Identifying Your Key Issues

There are only three metrics in your entire Amazon account that dictate your success.

Impressions - How many people see your product

Click Through Rate (CTR) - How many people view your page

Conversion Rate (CVR)- How many people buy your product

These three metrics will determine your overall sales, organic sales, ACOS, TACOS, and every other metric in the account that matters. Sales is just multiplying them together, ACOS is higher or lower depending on conversion rate, therefore focusing on improving these areas simplifies the process of determining what the weak link is and how to fix it. Let's break them down one by one.

Impressions

This is the easy one, how many people saw your product? There are only two ways to increase this, spending more money on ads or improving your organic ranking. You can learn everything you need to know about organic ranking here https://www.amazonppc.co.uk/post/seo-how-to-rank-number-one-in-amazon

Spending more money on ads can be done by increasing your bids, adding more targets (both keyword or product), creating more ad types or pushing top of search multipliers, which is basically increasing bids.

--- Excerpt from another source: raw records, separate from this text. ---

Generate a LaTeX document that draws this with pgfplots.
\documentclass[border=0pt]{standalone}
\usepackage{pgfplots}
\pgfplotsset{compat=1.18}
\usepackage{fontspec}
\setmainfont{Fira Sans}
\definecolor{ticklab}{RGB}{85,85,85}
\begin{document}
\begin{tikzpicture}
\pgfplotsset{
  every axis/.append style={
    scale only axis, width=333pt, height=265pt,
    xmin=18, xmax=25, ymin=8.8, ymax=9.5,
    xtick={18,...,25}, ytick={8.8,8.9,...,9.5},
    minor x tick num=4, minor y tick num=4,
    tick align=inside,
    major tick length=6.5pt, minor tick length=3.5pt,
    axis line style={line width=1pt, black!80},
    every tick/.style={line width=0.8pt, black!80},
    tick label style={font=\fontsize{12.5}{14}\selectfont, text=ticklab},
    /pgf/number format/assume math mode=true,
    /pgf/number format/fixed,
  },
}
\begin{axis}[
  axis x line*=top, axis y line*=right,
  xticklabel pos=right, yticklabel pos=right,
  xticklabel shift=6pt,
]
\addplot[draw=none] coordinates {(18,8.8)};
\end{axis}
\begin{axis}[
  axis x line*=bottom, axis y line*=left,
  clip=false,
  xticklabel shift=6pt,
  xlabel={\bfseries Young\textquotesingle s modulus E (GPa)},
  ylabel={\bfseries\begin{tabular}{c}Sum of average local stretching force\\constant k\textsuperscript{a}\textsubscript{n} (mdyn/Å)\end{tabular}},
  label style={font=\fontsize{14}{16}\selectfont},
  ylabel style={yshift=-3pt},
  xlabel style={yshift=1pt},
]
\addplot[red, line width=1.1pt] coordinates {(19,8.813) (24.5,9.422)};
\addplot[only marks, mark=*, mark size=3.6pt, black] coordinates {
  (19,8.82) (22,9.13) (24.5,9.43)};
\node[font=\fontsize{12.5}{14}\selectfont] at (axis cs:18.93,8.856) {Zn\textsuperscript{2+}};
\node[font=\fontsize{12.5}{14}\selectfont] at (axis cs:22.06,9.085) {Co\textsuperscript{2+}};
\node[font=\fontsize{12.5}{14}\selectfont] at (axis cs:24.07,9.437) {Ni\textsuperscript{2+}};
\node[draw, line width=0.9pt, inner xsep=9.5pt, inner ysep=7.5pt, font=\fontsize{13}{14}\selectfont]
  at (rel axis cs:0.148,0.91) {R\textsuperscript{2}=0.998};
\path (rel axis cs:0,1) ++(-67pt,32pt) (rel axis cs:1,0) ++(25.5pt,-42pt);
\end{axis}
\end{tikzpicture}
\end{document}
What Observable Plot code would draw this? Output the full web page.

That's it. There's literally nothing else you can do here. Therefore the question becomes are your impressions too low? I would argue this comes down to whether your CTR and CVR are good enough. You wouldn't want to shout and scream about your product if nobody pays it any attention or wants to buy it so don't push more impressions if the other metrics aren't in a position to succeed.

Click Through Rate (CTR)

CTR = Clicks/Impressions In other words, how many people looked at your product and became interested enough to give it more than a passing glance? There are only 5 areas you can work on to improve this which you can learn about here https://www.amazonppc.co.uk/post/amazon-listing-optimisation

Average CTR on ads is around 0.4% therefore if you are massively under this, it's worth looking into which of the 5 areas you can improve upon. Start testing this immediately. Getting your CTR up from 0.2% to 0.4% literally doubles the amount of traffic you receive. This obviously costs more in advertising, as you're paying per click, but in organic that is double the FREE traffic, meaning double the sales at no cost which in turn improves organic ranking and gets you on that virtuous upwards cycle. This is far easier than improving your CVR and therefore I'd advise working on this before CVR as it's normally a quick change that can make a big difference.

Conversion Rate (CVR)

Conversion rate = Orders/Clicks. in other words it is how many people clicked compared to how many people bought.  This is the trickiest of the three to work on but arguably gives the largest impact. Improve your conversion rate from 10-15% and you're making 50% more money without spending a penny more. you can learn about the specifics of how to do this here https://www.amazonppc.co.uk/post/cracking-the-code-proven-techniques-for-effective-amazon-listing-optimization-part-2-conversion-rate-optimisation

If you have a high ACOS it's a sure sign your CVR is poor because people are clicking, which you're paying for, but they're not buying. The average conversion rate on amazon is around 10-15% but this is a very inaccurate baseline because it is going to vary massively from product to product based on price, reviews, category, etc. This is what we expect based on the price point

<$20 - 20%
$20-50 - 15%
$50-100 - 10%
>$100 - 5%

This will then vary based on how well ranked your product is in the category so if you're a number one best seller with a $25 item you might expect closer to 20% conversion rate and if you're a brand new product for $75 you might expect a 5% conversion rate. Our general guideline is if you're established your conversion rate should be at least the level above but closer to 50% higher. If you're relatively new, not just launching with 0 reviews, but relatively new then you shouldn't be less than half these numbers. if you are then start working on your conversion rate

These three simple metrics monitor the entire customer journey from viewing to purchasing so if you're looking to take a quick snapshot of your business this is the way to do it.